##### DATA EXCERPT

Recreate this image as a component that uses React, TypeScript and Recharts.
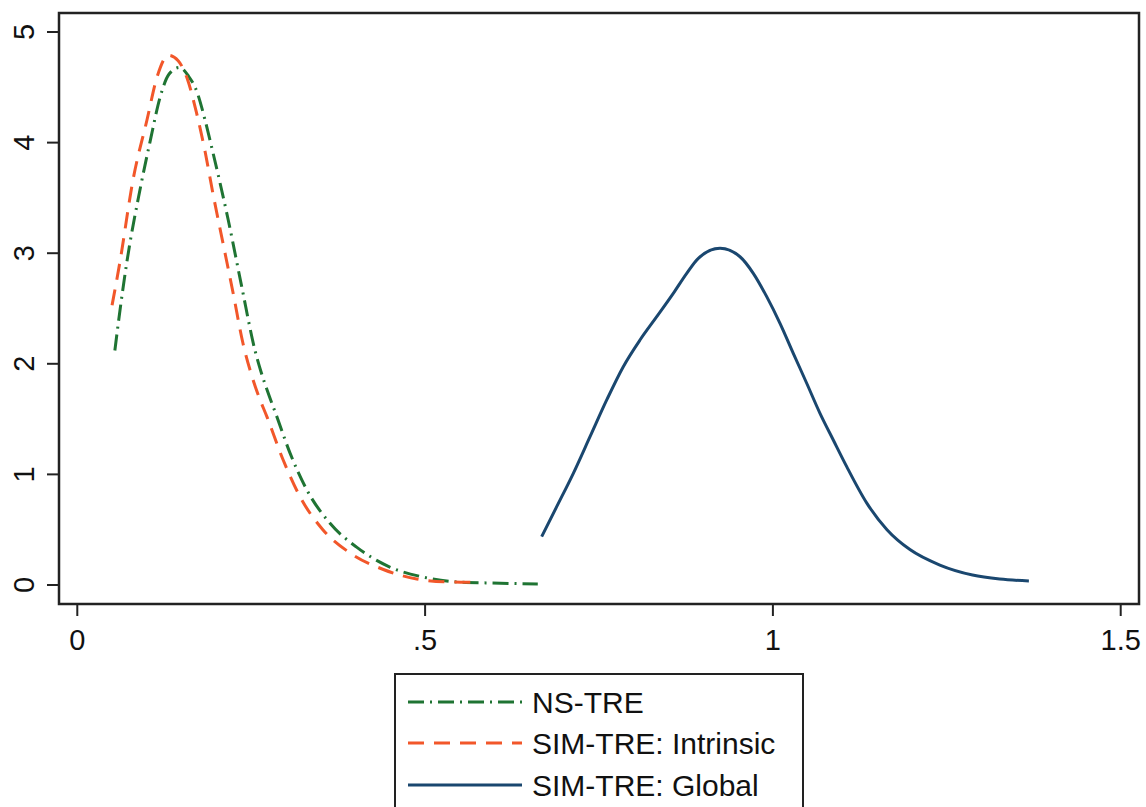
import React from 'react';
import { LineChart, Line, XAxis, YAxis, ReferenceArea } from 'recharts';

// NS-TRE (green, dash-dot)
const nsX = [0.054, 0.059, 0.071, 0.09, 0.105, 0.119, 0.132, 0.147, 0.16, 0.172, 0.183, 0.195, 0.217, 0.2363, 0.2555, 0.264, 0.273, 0.287, 0.306, 0.33, 0.363, 0.402, 0.45, 0.497, 0.546, 0.593, 0.662];
const nsY = [2.12, 2.37, 2.91, 3.57, 4.02, 4.41, 4.62, 4.68, 4.6, 4.46, 4.22, 3.91, 3.3, 2.7, 2.12, 1.93, 1.76, 1.52, 1.19, 0.86, 0.56, 0.34, 0.16, 0.072, 0.027, 0.018, 0.009];

// SIM-TRE: Intrinsic (orange, dashed)
const intrX = [0.05, 0.061, 0.08, 0.1, 0.115, 0.131, 0.145, 0.158, 0.171, 0.184, 0.195, 0.2095, 0.224, 0.238, 0.249, 0.26, 0.2727, 0.296, 0.32, 0.353, 0.392, 0.44, 0.488, 0.536, 0.565];
const intrY = [2.53, 2.91, 3.66, 4.2, 4.6, 4.79, 4.74, 4.58, 4.28, 3.91, 3.54, 3.09, 2.64, 2.19, 1.93, 1.72, 1.52, 1.13, 0.8, 0.5, 0.29, 0.14, 0.054, 0.027, 0.025];

// SIM-TRE: Global (navy, solid)
const globX = [0.6676, 0.6892, 0.7131, 0.7371, 0.7611, 0.7849, 0.8089, 0.833, 0.8568, 0.8761, 0.8928, 0.924, 0.9527, 0.9718, 0.9911, 1.0102, 1.0293, 1.0486, 1.0677, 1.0868, 1.1061, 1.135, 1.164, 1.197, 1.24, 1.287, 1.326, 1.368];
const globY = [0.437, 0.708, 1.01, 1.341, 1.673, 1.974, 2.215, 2.426, 2.637, 2.818, 2.954, 3.044, 2.968, 2.818, 2.607, 2.366, 2.095, 1.824, 1.552, 1.311, 1.07, 0.74, 0.5, 0.32, 0.18, 0.09, 0.054, 0.036];

const xTicks = [0, 0.5, 1, 1.5];
const xTickLabels = ['0', '.5', '1', '1.5'];
const yTicks = [0, 1, 2, 3, 4, 5];
const xDomain = [-0.0263, 1.5263];
const yDomain = [-0.172, 5.172];

const seriesNames = ['NS-TRE', 'SIM-TRE: Intrinsic', 'SIM-TRE: Global'];

const FONT = '"Liberation Sans", Arial, Helvetica, sans-serif';
const GREEN = '#1f7433';
const ORANGE = '#f2572a';
const NAVY = '#1a476f';
const GREEN_DASH = '16 6 2 6';
const ORANGE_DASH = '16 10';

const toPoints = (xs: number[], ys: number[]) => xs.map((x, i) => ({ x, y: ys[i] }));

const YTick = (props: any) => {
  const { x, y, payload } = props;
  const cx = x - 23;
  return (
    <text
      x={cx}
      y={y}
      transform={`rotate(-90 ${cx} ${y})`}
      textAnchor="middle"
      dominantBaseline="central"
      fontSize={29}
      fontFamily={FONT}
      fill="#111"
    >
      {payload.value}
    </text>
  );
};

const LegendBox = () => {
  const rows = [
    { name: seriesNames[0], color: GREEN, dash: GREEN_DASH, y: 702 },
    { name: seriesNames[1], color: ORANGE, dash: ORANGE_DASH, y: 743 },
    { name: seriesNames[2], color: NAVY, dash: undefined, y: 785 },
  ];
  return (
    <svg width={1146} height={807} style={{ position: 'absolute', left: 0, top: 0, pointerEvents: 'none' }}>
      <rect x={395} y={674} width={408} height={160} fill="none" stroke="#222" strokeWidth={2} />
      {rows.map((r) => (
        <g key={r.name}>
          <line x1={408} x2={522} y1={r.y} y2={r.y} stroke={r.color} strokeWidth={3} strokeDasharray={r.dash} />
          <text x={532} y={r.y} dominantBaseline="central" fontSize={30} fontFamily={FONT} fill="#111">
            {r.name}
          </text>
        </g>
      ))}
    </svg>
  );
};

export default function App() {
  const nsData = toPoints(nsX, nsY);
  const intrData = toPoints(intrX, intrY);
  const globData = toPoints(globX, globY);

  return (
    <div style={{ position: 'absolute', left: 0, top: 0, width: 1146, height: 807, overflow: 'hidden', background: '#fff' }}>
      <LineChart width={1146} height={807} margin={{ top: 13, right: 7, left: 0, bottom: 143 }}>
        <XAxis
          dataKey="x"
          type="number"
          domain={xDomain}
          ticks={xTicks}
          allowDataOverflow
          axisLine={false}
          tickSize={12}
          tickMargin={13}
          height={60}
          tickLine={{ stroke: '#222', strokeWidth: 2 }}
          tickFormatter={(v: number) => xTickLabels[xTicks.indexOf(v)] ?? String(v)}
          tick={{ fontSize: 29, fontFamily: FONT, fill: '#111' }}
        />
        <YAxis
          type="number"
          domain={yDomain}
          ticks={yTicks}
          allowDataOverflow
          axisLine={false}
          width={59}
          tickSize={12}
          tickMargin={0}
          tickLine={{ stroke: '#222', strokeWidth: 2 }}
          tick={<YTick />}
        />
        <ReferenceArea
          x1={xDomain[0]}
          x2={xDomain[1]}
          y1={yDomain[0]}
          y2={yDomain[1]}
          fill="none"
          fillOpacity={0}
          stroke="#222"
          strokeWidth={2.5}
          ifOverflow="visible"
        />
        <Line data={nsData} dataKey="y" name={seriesNames[0]} type="monotone" stroke={GREEN} strokeWidth={3} strokeDasharray={GREEN_DASH} dot={false} isAnimationActive={false} />
        <Line data={intrData} dataKey="y" name={seriesNames[1]} type="monotone" stroke={ORANGE} strokeWidth={3} strokeDasharray={ORANGE_DASH} dot={false} isAnimationActive={false} />
        <Line data={globData} dataKey="y" name={seriesNames[2]} type="monotone" stroke={NAVY} strokeWidth={3} dot={false} isAnimationActive={false} />
      </LineChart>
      <LegendBox />
    </div>
  );
}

##########

SET EXERCISE:
Restate each line from the start of the listing through the line bearing "0.027, 0.018, 0.009];" word for word. Drop the pictures.

EXERCISE RESULT:
Recreate this image as a component that uses React, TypeScript and Recharts.
import React from 'react';
import { LineChart, Line, XAxis, YAxis, ReferenceArea } from 'recharts';

// NS-TRE (green, dash-dot)
const nsX = [0.054, 0.059, 0.071, 0.09, 0.105, 0.119, 0.132, 0.147, 0.16, 0.172, 0.183, 0.195, 0.217, 0.2363, 0.2555, 0.264, 0.273, 0.287, 0.306, 0.33, 0.363, 0.402, 0.45, 0.497, 0.546, 0.593, 0.662];
const nsY = [2.12, 2.37, 2.91, 3.57, 4.02, 4.41, 4.62, 4.68, 4.6, 4.46, 4.22, 3.91, 3.3, 2.7, 2.12, 1.93, 1.76, 1.52, 1.19, 0.86, 0.56, 0.34, 0.16, 0.072, 0.027, 0.018, 0.009];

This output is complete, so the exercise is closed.